Almoravidi
I berberi Almoravidi (Al Murabitun), che regnarono sull’Africa settentrionale e sulla Spagna nella seconda metà dell’XI secolo e nella prima del successivo, facevano parte del gruppo dei Lamtuna, gli uomini velati, che appartenevano alla grande tribù dei Sanhadja e praticavano il nomadismo tra il Senegal e il Marocco meridionale. Il movimento almoravide ebbe origine dunque nell’Africa sub sahariana, ove si incontravano i percorsi carovanieri legati al commercio del sale e degli schiavi. Un uomo pio di quella regione, tornando dal pellegrinaggio alla Mecca, entrò in contatto con lo studioso malikita Ibn Yasin, che accompagnò per il resto del viaggio, si stabilì presso la sua tribù e organizzò un ribat, una confraternita religiosa guerriera retta da una rigidissima disciplina. Gli Almoravidi (il loro nome arabo, Al Murabitun, significa appunto “gli uomini del ribat”) costituirono il nucleo dell’esercito che, sotto la guida di un comandante designato da Ibn Yasin, conquistò un immenso territorio, corrispondente all’attuale Marocco, che comprese poi anche Tlemcen e Algeri. Nel 1070 fondarono Marrakesh e vent’anni dopo, a seguito della presa di Toledo da parte di Alfonso XIII nel 1085 e della richiesta di aiuto da parte dei sovrani dei piccoli regni islamici di Al Andalus, dopo aver conseguito importanti successi militari unificarono la penisola sotto il proprio dominio. Il loro impero si estese quindi dall’Ebro al Senegal e al Niger comprendendo entrambe le sponde dello Stretto di Gibilterra.
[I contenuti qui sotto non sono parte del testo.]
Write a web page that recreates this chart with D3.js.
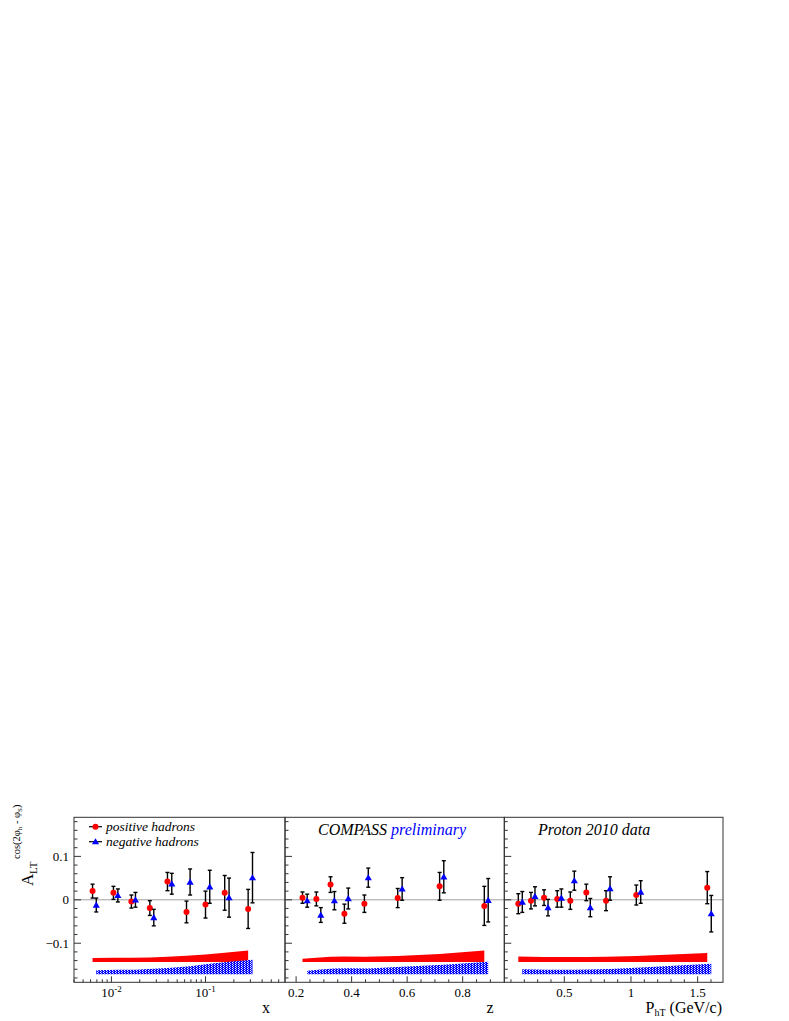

Il declino degli Almoravidi nel Maghreb iniziò con la presa di Marrakesh da parte degli Almohadi nel 1146/47 e con l’uccisione dell’ultimo sovrano; seguì la conquista della Spagna, iniziata già nel 1144/45, con l’aiuto dei musulmani andalusi stanchi dell’occupazione almoravide. La rigida disciplina e il puritanesimo dei primi capi si erano infatti corrotti e i governanti erano divenuti il bersaglio dei malikiti, molto influenti sul popolo. L’impero inoltre doveva affrontare anche i cristiani in Al Andalus e le tribù berbere dei Masmuda, nel sud del Marocco, che diedero origine al movimento riformista almohade; solo le Baleari e l’Ifriqiya rimasero sotto il suo dominio sino al XIII secolo.
Gli Almoravidi furono a lungo considerati dagli storici dei legalisti intolleranti, arroganti, barbari e ignoranti; oggi si attribuiscono a questa dinastia alcuni meriti non di secondaria importanza, quali l’unificazione del Marocco, la formazione di una élite militare e politica, l’assimilazione della cultura andalusa nel Maghreb, ove gli architetti venuti dalla penisola iberica realizzarono pregevoli monumenti nei grandi centri (Qayrawan, Marrakesh, Fès, Tlemcen). L’eccessivo rigorismo religioso si attenuò al contatto con la raffinata cultura andalusa e le donne, nel solco della tradizione dei Sanhadja sahariani, godevano di una grande libertà: ciò suscitò l’indignazione, tra gli altri, del primo sovrano almohade Ibn Tumart.